Bibliotecas e pontes
Há quem erga pontes. Elas são
importantes. Elas unem duas fronteiras, estendem-se majestosas e estimulam o
progresso. Sobre elas, passam automóveis, caminhões, ônibus e um tanto de
gentes em seus afazeres. Uma ponte incentiva a fluidez da vida moderna, auxilia
o deslocamento, estimula a rapidez tão endeusada nestes tempos ditos modernos.
Todavia, há quem construa
bibliotecas. E estes espaços de magia e de sonhos, que têm como centro a
palavra literária, o livro, também são pontes. Não estas pontes rudes de
concreto que poluem a visão e rasgam o céu com seu cinza. São pontes entre o eu
e o outro; pontes que promovem o olhar para o altero, que sensibilizam, que
contribuem com a criticidade, que resgatam o humano em nós.
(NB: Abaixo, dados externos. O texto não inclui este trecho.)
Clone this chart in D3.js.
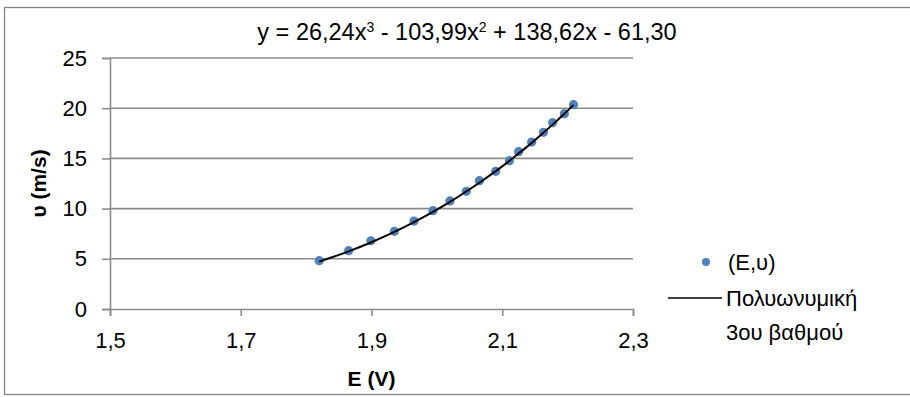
<!DOCTYPE html>
<html>
<head>
<meta charset="utf-8">
<script src="https://cdn.jsdelivr.net/npm/d3@7"></script>
<style>
  body { margin: 0; background: #fff; }
  text { font-family: "Liberation Sans", Arial, sans-serif; fill: #000; }
</style>
</head>
<body>
<div id="chart"></div>
<script>
// measured values (E in V, u in m/s)
var voltages = [1.820, 1.865, 1.899, 1.935, 1.965, 1.994, 2.020, 2.045, 2.065, 2.090, 2.111, 2.125, 2.145, 2.163, 2.177, 2.195, 2.209];
var speeds   = [4.81, 5.81, 6.80, 7.74, 8.76, 9.79, 10.76, 11.72, 12.78, 13.71, 14.77, 15.67, 16.63, 17.60, 18.56, 19.45, 20.35];
// trendline coefficients from the equation: a3, a2, a1, a0
var coefs = [26.24, -103.99, 138.62, -61.30];
var xTicks = [1.5, 1.7, 1.9, 2.1, 2.3];
var yTicks = [0, 5, 10, 15, 20, 25];
var legendNames = ["(E,υ)", "Πολυωνυμική", "3ου βαθμού"];

var W = 910, H = 397;
var margin = { top: 58, right: 277, bottom: 88, left: 110 },
    width = W - margin.left - margin.right,
    height = H - margin.top - margin.bottom;

var svg = d3.select("#chart").append("svg")
    .attr("width", W)
    .attr("height", H);

// outer frame (right edge runs off the picture)
svg.append("rect")
    .attr("x", 4.5).attr("y", 7.5)
    .attr("width", 910).attr("height", 387)
    .attr("fill", "none")
    .attr("stroke", "#868686")
    .attr("stroke-width", 1.3);

var g = svg.append("g")
    .attr("transform", "translate(" + margin.left + "," + margin.top + ")");

var x = d3.scaleLinear().domain([1.5, 2.3]).range([0, width]);
var y = d3.scaleLinear().domain([0, 25]).range([height, 0]);

var fmt = function (d) { return d3.format(".1f")(d).replace(".", ","); };

// gridlines
g.selectAll(".grid")
    .data(yTicks.filter(function (d) { return d > 0; }))
    .enter().append("line")
    .attr("x1", 0).attr("x2", width)
    .attr("y1", function (d) { return y(d); })
    .attr("y2", function (d) { return y(d); })
    .attr("stroke", "#8c8c8c")
    .attr("stroke-width", 1.6);

// y axis
var yAxis = g.append("g")
    .call(d3.axisLeft(y).tickValues(yTicks).tickSize(8).tickPadding(15));
// x axis
var xAxis = g.append("g")
    .attr("transform", "translate(0," + height + ")")
    .call(d3.axisBottom(x).tickValues(xTicks).tickFormat(fmt).tickSize(7).tickPadding(16));

[yAxis, xAxis].forEach(function (ax) {
    ax.select(".domain").attr("stroke", "#8c8c8c").attr("stroke-width", 1.6);
    ax.selectAll(".tick line").attr("stroke", "#8c8c8c").attr("stroke-width", 1.6);
    ax.selectAll(".tick text")
        .style("font-family", "'Liberation Sans', Arial, sans-serif")
        .style("font-size", "22px")
        .attr("fill", "#000");
});

// trendline (3rd order polynomial shown in title)
function poly(v) {
    return coefs[0] * v * v * v + coefs[1] * v * v + coefs[2] * v + coefs[3];
}
var line = d3.line()
    .x(function (d) { return x(d); })
    .y(function (d) { return y(poly(d)); })
    .curve(d3.curveMonotoneX);

// points
g.selectAll(".dot")
    .data(voltages)
    .enter().append("circle")
    .attr("class", "dot")
    .attr("cx", function (d) { return x(d); })
    .attr("cy", function (d, i) { return y(speeds[i]); })
    .attr("r", 4.6)
    .attr("fill", "#4f81bd");

g.append("path")
    .datum(voltages)
    .attr("d", line)
    .attr("fill", "none")
    .attr("stroke", "#000")
    .attr("stroke-width", 2);

// title / equation
var title = svg.append("text")
    .attr("x", 467).attr("y", 40)
    .attr("text-anchor", "middle")
    .style("font-size", "23.5px");
title.append("tspan").text("y = 26,24x");
title.append("tspan").attr("baseline-shift", "super").style("font-size", "14px").text("3");
title.append("tspan").text(" - 103,99x");
title.append("tspan").attr("baseline-shift", "super").style("font-size", "14px").text("2");
title.append("tspan").text(" + 138,62x - 61,30");

// axis titles
svg.append("text")
    .attr("x", margin.left + width / 2).attr("y", 386)
    .attr("text-anchor", "middle")
    .style("font-size", "21px").style("font-weight", "bold")
    .text("E (V)");
svg.append("text")
    .attr("transform", "translate(46," + (margin.top + height / 2) + ") rotate(-90)")
    .attr("text-anchor", "middle")
    .style("font-size", "21px").style("font-weight", "bold")
    .text("υ (m/s)");

// legend
var lg = svg.append("g").attr("transform", "translate(668,0)");
lg.append("circle").attr("cx", 38).attr("cy", 262).attr("r", 4).attr("fill", "#4f81bd");
lg.append("text").attr("x", 60).attr("y", 270).style("font-size", "22px").text(legendNames[0]);
lg.append("line").attr("x1", 0).attr("x2", 54).attr("y1", 298).attr("y2", 298)
    .attr("stroke", "#000").attr("stroke-width", 1.6);
lg.append("text").attr("x", 58).attr("y", 306).style("font-size", "22px").text(legendNames[1]);
lg.append("text").attr("x", 58).attr("y", 340).style("font-size", "22px").text(legendNames[2]);
</script>
</body>
</html>
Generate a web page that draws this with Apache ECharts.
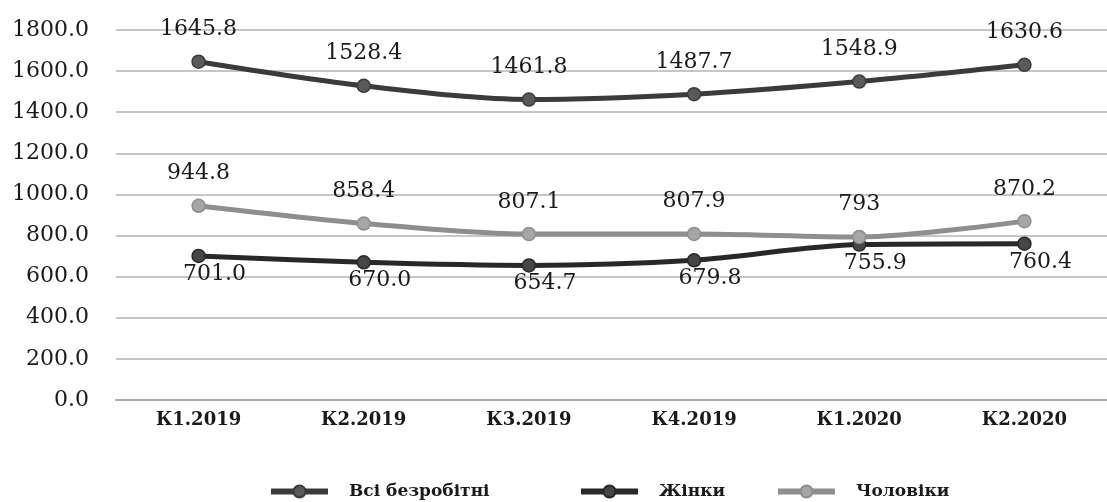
<!DOCTYPE html>
<html>
<head>
<meta charset="utf-8">
<script src="https://cdn.jsdelivr.net/npm/echarts@6/dist/echarts.min.js"></script>
<style>
html,body{margin:0;padding:0;background:#fff;}
#chart{width:1107px;height:502px;}
</style>
</head>
<body>
<div id="chart"></div>
<script>
const categories = ["К1.2019", "К2.2019", "К3.2019", "К4.2019", "К1.2020", "К2.2020"];
const allUnemployed = [1645.8, 1528.4, 1461.8, 1487.7, 1548.9, 1630.6];
const women = [701.0, 670.0, 654.7, 679.8, 755.9, 760.4];
const men = [944.8, 858.4, 807.1, 807.9, 793, 870.2];
const seriesNames = ["Всі безробітні", "Жінки", "Чоловіки"];

const serif = "'DejaVu Serif', 'Liberation Serif', serif";
const chart = echarts.init(document.getElementById('chart'), null, {renderer: 'canvas'});

function mkSeries(name, data, lineColor, markerColor, labelPos, labelOffset, fmt) {
  return {
    name: name,
    type: 'line',
    data: data,
    smooth: 0.3,
    symbol: 'circle',
    symbolSize: 13,
    lineStyle: {color: lineColor, width: 5},
    itemStyle: {color: markerColor, borderColor: lineColor, borderWidth: 1.5},
    label: {
      show: true,
      position: labelPos,
      distance: labelPos === 'top' ? 14 : 0,
      offset: labelOffset,
      fontFamily: serif,
      fontSize: 22,
      color: '#1a1a1a',
      formatter: fmt
    },
    emphasis: {disabled: true},
    z: 3
  };
}

const legendBase = {
  top: 478,
  itemWidth: 57,
  itemHeight: 15,
  lineStyle: {width: 6},
  textStyle: {fontFamily: serif, fontWeight: 'bold', fontSize: 17, color: '#1a1a1a', padding: [0, 0, 0, 16]},
  selectedMode: false
};

chart.setOption({
  animation: false,
  backgroundColor: '#ffffff',
  grid: {left: 116, top: 30, width: 1003, bottom: 102, containLabel: false},
  legend: [
    Object.assign({}, legendBase, {left: 263, data: [seriesNames[0]]}),
    Object.assign({}, legendBase, {left: 573, data: [seriesNames[1]]}),
    Object.assign({}, legendBase, {left: 770, data: [seriesNames[2]]})
  ],
  xAxis: {
    type: 'category',
    data: categories,
    boundaryGap: true,
    axisLine: {lineStyle: {color: '#a8a8a8', width: 2}},
    axisTick: {show: false},
    axisLabel: {fontFamily: serif, fontWeight: 'bold', fontSize: 18, color: '#1a1a1a', margin: 11}
  },
  yAxis: {
    type: 'value',
    min: 0,
    max: 1800,
    interval: 200,
    axisLine: {show: false},
    axisTick: {show: false},
    axisLabel: {fontFamily: serif, fontSize: 22, color: '#1a1a1a', margin: 27,
      formatter: v => v.toFixed(1)},
    splitLine: {lineStyle: {color: '#c6c6c6', width: 2}}
  },
  series: [
    mkSeries(seriesNames[0], allUnemployed, '#3b3b3b', '#5a5a5a', 'top', [0, 0], p => String(p.value)),
    mkSeries(seriesNames[1], women, '#282828', '#464646', 'bottom', [16, 0], p => p.value.toFixed(1)),
    mkSeries(seriesNames[2], men, '#8e8e8e', '#a6a6a6', 'top', [0, 0], p => String(p.value))
  ]
});
</script>
</body>
</html>
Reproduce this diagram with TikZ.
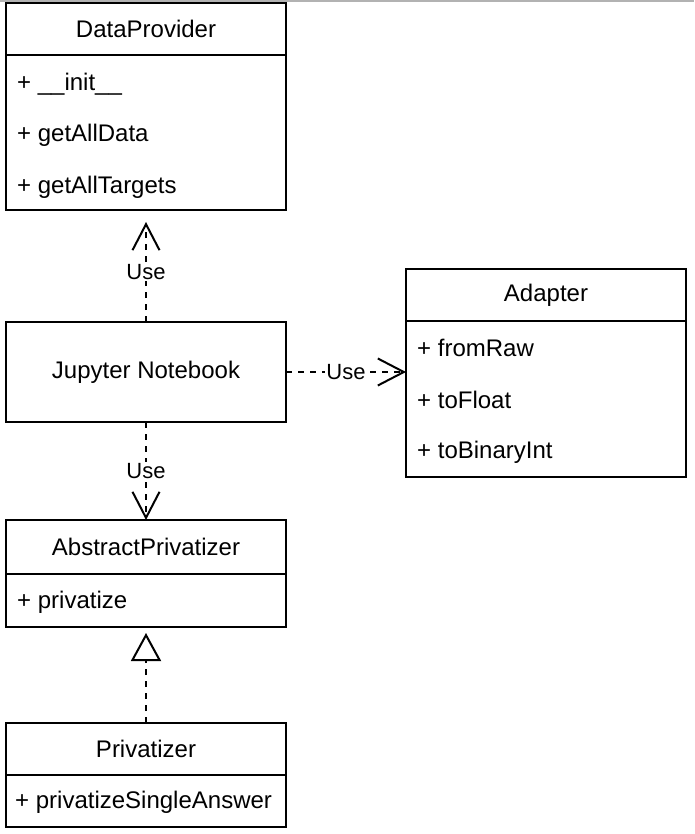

Penso que a construção de uma ponte
de concreto não pode acarretar a destruição de uma biblioteca. Ainda mais
quando esta é comunitária, construída pelo desejo de uma comunidade e com
recursos do Plano Municipal do Livro e da Leitura. Parece estranho que isso
possa ocorrer em minha cidade, parece invenção de algum escritor, parece tema
de livro. Não é. Em Porto Alegre, uma
biblioteca corre risco de morte.
Há alguns anos, tive o prazer de
conhecer a Biblioteca Comunitária do Arquipélago, na Ilha dos Marinheiros, para
a qual fui convidado a ser padrinho. Lá encontrei voluntários, mediadores de
leitura, gente com sorriso no rosto, que, por meio da leitura, semeia mais
sorrisos em crianças, as quais, muitas vezes, o sonho é negado. Conheci meninos
e meninas que me apresentaram sua comunidade, que riram para as histórias e para
os poemas que lhes eram lidos, que liam poemas para mim. Todavia, isso pode
acabar.
Soube que a Biblioteca da Ilha dos
Marinheiros corre o risco de ser derrubada em virtude da construção da nova ponte
do Guaíba. Certo, entendo que o progresso precisa avançar, entendo que parte da
comunidade da Ilha precisa ser remanejada para outro espaço, só não consigo
compreender o porquê de o Poder Público negar o prosseguimento do papel
fundamental desta biblioteca, não apresentando de forma objetiva uma proposta
para sua realocação em outro local da Ilha, a fim de que possa seguir o
trabalho tão bacana de formação de leitores que há anos vem sendo construído.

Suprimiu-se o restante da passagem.